Night before, in another of his series of broadcasts about his side of the case, Counsel Reilly had declared: "The defense will establish that Hauptmann had nothing to do with the crime and that it was conceived in the Lindbergh home itself, but not by any member of the family. We will show that the kidnapping was planned and executed by a gang of five persons. . . . Furthermore, the defense will prove that the child was carried from its nursery down the stairs of the house and out of a door of the house, rather than down the ladder. ... I have an awful lot of questions to ask Col. Lindbergh, an awful lot of things I want answers to."
Thereupon, Counsel Reilly began a long enveloping movement in which he turned up every conceivable suspect of the crime except his client. He pointed the finger of suspicion at the Lindberghs' butler and cook, the Ollie Whatelys, at Nurse Gow and her summertime boy friend "Red" Johnson, at the Detroit Purple Gang, at Violet Sharpe, the Morrows' maid who killed herself, and most vigorously at "Jafsie" Condon.
Nurse. Betty Gow took the stand after Col. Lindbergh. As a prosecution witness the 30-year-old Scotswoman added little but tears to Attorney General Wilentz's case. With Counsel Reilly, however, she was pert, not teary. Quizzed about "Red" Johnson, onetime sailor on Thomas Lament's yacht with whom Nurse Gow had been friendly the summer before the kidnapping, she admitted that she had gone to a New Jersey roadhouse with him. The most valuable bit of testimony for the defense ferreted out of Nurse Gow by Counsel Reilly was that on the day of the kidnapping she told Johnson and the servants in the Morrow household at Englewood that she was going to Hopewell.
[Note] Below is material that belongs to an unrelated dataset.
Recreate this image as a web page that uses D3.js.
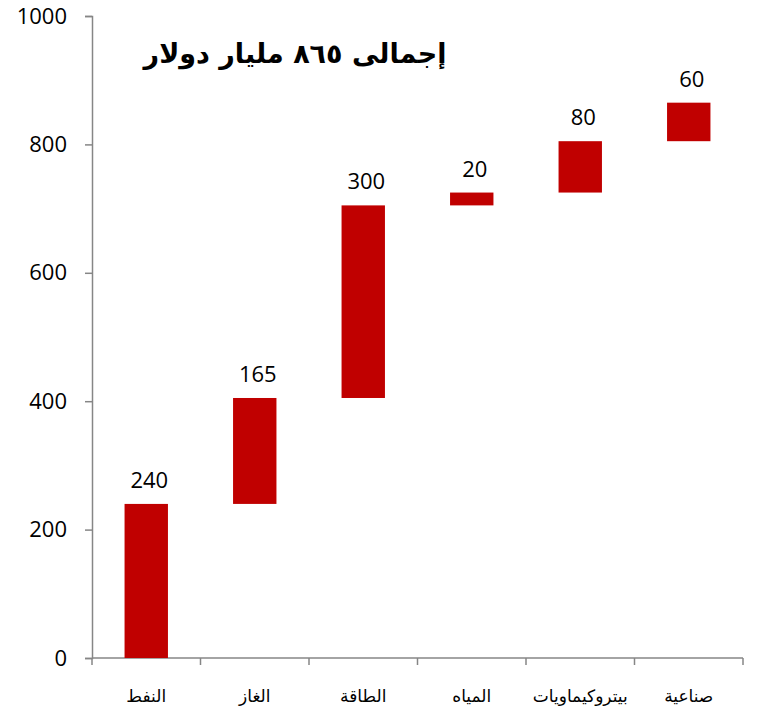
<!DOCTYPE html>
<html>
<head>
<meta charset="utf-8">
<script src="https://cdn.jsdelivr.net/npm/d3@7"></script>
<style>
  body { margin: 0; background: #fff; }
  svg { display: block; }
</style>
</head>
<body>
<svg id="chart" width="764" height="712"></svg>
<script>
const categories = ["النفط", "الغاز", "الطاقة", "المياه", "بيتروكيماويات", "صناعية"];
const values = [240, 165, 300, 20, 80, 60];
const yTicks = [0, 200, 400, 600, 800, 1000];
const title = "إجمالى ٨٦٥ مليار دولار";

const BAR_COLOR = "#C00000";
const AXIS_COLOR = "#868686";
const NUM_FONT = "'Open Sans', 'Liberation Sans', sans-serif";
const AR_FONT = "'DejaVu Sans', sans-serif";

const width = 764;
const height = 712;
const margin = { top: 16, right: 21, bottom: 54, left: 92 };

const svg = d3.select("#chart");

// waterfall: each bar floats on the running total
let running = 0;
const steps = values.map((v, i) => {
  const start = running;
  running += v;
  return { name: categories[i], value: v, start, end: running };
});

const x = d3
  .scaleBand()
  .domain(categories)
  .range([margin.left, width - margin.right])
  .paddingInner(0.6)
  .paddingOuter(0.3);

const y = d3
  .scaleLinear()
  .domain([0, 1000])
  .range([height - margin.bottom, margin.top]);

// y axis
const yAxis = svg
  .append("g")
  .attr("transform", `translate(${margin.left},0)`)
  .call(
    d3.axisLeft(y).tickValues(yTicks).tickFormat(d3.format("d")).tickSize(7).tickPadding(18)
  );

yAxis.select(".domain").attr("stroke", AXIS_COLOR).attr("stroke-width", 1.5);
yAxis.selectAll(".tick line").attr("stroke", AXIS_COLOR).attr("stroke-width", 1.5);
yAxis
  .selectAll(".tick text")
  .attr("fill", "#000")
  .attr("font-size", "22px")
  .attr("font-family", NUM_FONT);

// x axis: ticks on band boundaries
const xLine = svg.append("g");
const x0 = margin.left;
const x1 = width - margin.right;
const yBase = y(0);
const step = (x1 - x0) / categories.length;

xLine
  .append("line")
  .attr("x1", x0)
  .attr("x2", x1)
  .attr("y1", yBase)
  .attr("y2", yBase)
  .attr("stroke", AXIS_COLOR)
  .attr("stroke-width", 1.5);

xLine
  .selectAll("line.tick")
  .data(d3.range(categories.length + 1))
  .join("line")
  .attr("class", "tick")
  .attr("x1", (i) => x0 + i * step)
  .attr("x2", (i) => x0 + i * step)
  .attr("y1", yBase)
  .attr("y2", yBase + 7)
  .attr("stroke", AXIS_COLOR)
  .attr("stroke-width", 1.5);

xLine
  .selectAll("text")
  .data(categories)
  .join("text")
  .attr("x", (d) => x(d) + x.bandwidth() / 2)
  .attr("y", 702)
  .attr("text-anchor", "middle")
  .attr("direction", "rtl")
  .attr("font-family", AR_FONT)
  .attr("font-size", "17px")
  .attr("fill", "#000")
  .text((d) => d);

// bars
svg
  .append("g")
  .selectAll("rect")
  .data(steps)
  .join("rect")
  .attr("x", (d) => x(d.name))
  .attr("width", x.bandwidth())
  .attr("y", (d) => y(d.end))
  .attr("height", (d) => y(d.start) - y(d.end))
  .attr("fill", BAR_COLOR);

// value labels
svg
  .append("g")
  .selectAll("text")
  .data(steps)
  .join("text")
  .attr("x", (d) => x(d.name) + x.bandwidth() / 2 + 3)
  .attr("y", (d) => y(d.end) - 16)
  .attr("text-anchor", "middle")
  .attr("font-family", NUM_FONT)
  .attr("font-size", "22px")
  .attr("fill", "#000")
  .text((d) => d.value);

// title
svg
  .append("text")
  .attr("x", 295)
  .attr("y", 63)
  .attr("text-anchor", "middle")
  .attr("direction", "rtl")
  .attr("font-family", AR_FONT)
  .attr("font-weight", "bold")
  .attr("font-size", "27px")
  .attr("fill", "#000")
  .text(title);
</script>
</body>
</html>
Miss Gow collapsed when she left the witness stand after cross examination, but Counsel Reilly was feeling better than he had felt all week. Basing his case on the theory that the crime "was conceived in the Lindbergh home itself," he had scored a point in demonstrating that the household servants of the Colonel's mother-in-law knew of the Lindbergh family's movements immediately before the crime. Having narrowed the guilty crew down to "four people in a roadhouse," Counsel Reilly had already dramatically told reporters that he would reveal their identity this week.